Ibrahim provided evidence to the Business Innovation and Skills committee this week, where she argued that home rental websites like Airbnb are made up of many large-scale landlords, operating multiple properties rather than individual homeowners to which the sharing economy was intended to service.
Airbnb was set up to allow homeowners to rent out spare rooms or entire homes for short periods.
Ibrahim claimed that more and more professional landlords are using the service to let their properties because they can earn more money than from traditional rents. She added that landlords are letting their properties on Airbnb for more than 90 days a year, in breach of housing regulations.
She shared industry research which estimates that 40% of all home rental website listings are professional landlords running unregulated “pseudo-hotels”.
She added that half of all home rental listings are entire properties rather than rooms in host’s own homes. London is the most affected with the largest number of landlords – 40% of all listings in London are multiple property owners renting accommodation on a short-term basis year-round, according to research cited by Ibrahim.
Ibrahim warned the committee that Airbnb landlords are failing to declare multiple properties to HMRC under the government’s “rent-a-room” scheme, which allows homeowners to earn up to £4,250 a year tax-free from hosting guests.
Ibrahim also claimed that Airbnb are allowing hosts to circumvent planning regulations and failing to carry out adequate checks on hosts.
Patrick Robinson, head of public policy in Europe for Airbnb, told the committee that most professional landlords in the UK were providing suitable holiday accommodation but also admitted that in some areas, professional landlords are putting strain on London’s housing stock. He added that Airbnb is working with councils to avoid this.
“We’ve introduced things that help to protect consumers. We’ve taken steps that go beyond what we’re legally required to do,” he said.
The BHA suggested three key proposals to regulate home exchange websites.
They recommended that home rental websites should share with government bodies (such as HMRC and London authorities and councils) information including: who is letting for over 90 nights in London; how many people are letting out a secondary residence; how much tax is due on the income; and how staff are employed and paid to service multi-rentals.
The BHA also recommended that home rental websites should directly restrict landlords from letting out for more than 90 days per year through their platform and should require much stricter checks on safety and security, something other sharing economy platforms, such as Uber, have already implemented.

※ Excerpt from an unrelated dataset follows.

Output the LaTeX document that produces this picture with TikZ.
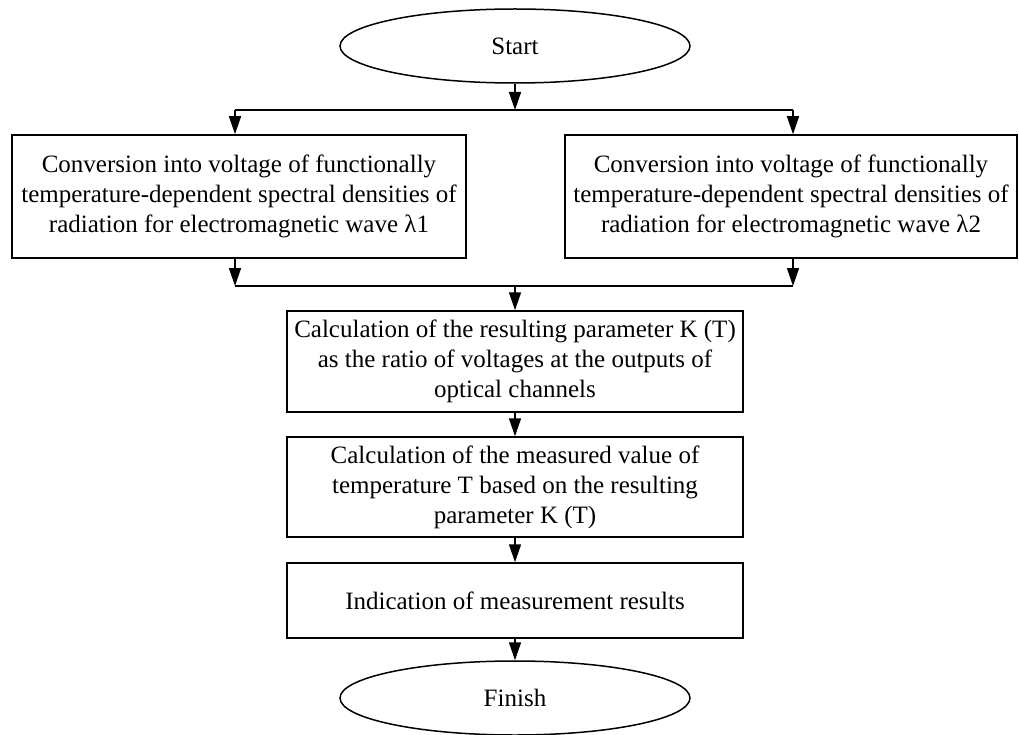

A spokesperson for Airbnb responded, "These claims are baseless and inconsistent with the facts. The typical Airbnb host in the UK earns £2,000 a year by sharing space in their home for 46 nights a year. Airbnb helps grow and diversify tourism in the UK and provides an economic boost to countless families, communities and local businesses."
The spokesperson added, “More than 90% of UK hosts share their primary or secondary home and are covered by existing building regulations.”
“We require hosts to follow their local laws and we urge all hosts to take some basic steps to keep their homes safe, like installing functioning smoke alarm and carbon monoxide detectors, ensuring their home is properly ventilated and providing fire extinguishers and other safety equipment. And if guests alert us to a hazard or safety issue at a listing, we immediately suspend the listing and investigate.”
They said that Airbnb has always reminded hosts to declare their income and to pay any applicable taxes and hosts certify that they will do so.
“Hospitality is a large, growing market. There is enough room for everyone and we strongly believe we are helping more people to travel, which is good new for everyone,” the spokesperson added.
The Irish tax authourity forced Airbnb to disclose income of people renting out their homes online last year.
Although HMRC has not confirmed whether or not it will request Airbnb to disclose UK users’ information, a spokesperson told economia, "HMRC is fully committed to tacking all tax evasion. HMRC's let property campaign is currently targeting those who receive income from letting properties or rooms, to encourage self-compliance and focus enforcement action in this area. Where landlords do not make a voluntary disclosure, they may be charged higher penalties or face criminal prosecution. The campaign has helped over 10,000 landlords so far and brought in more than £50m."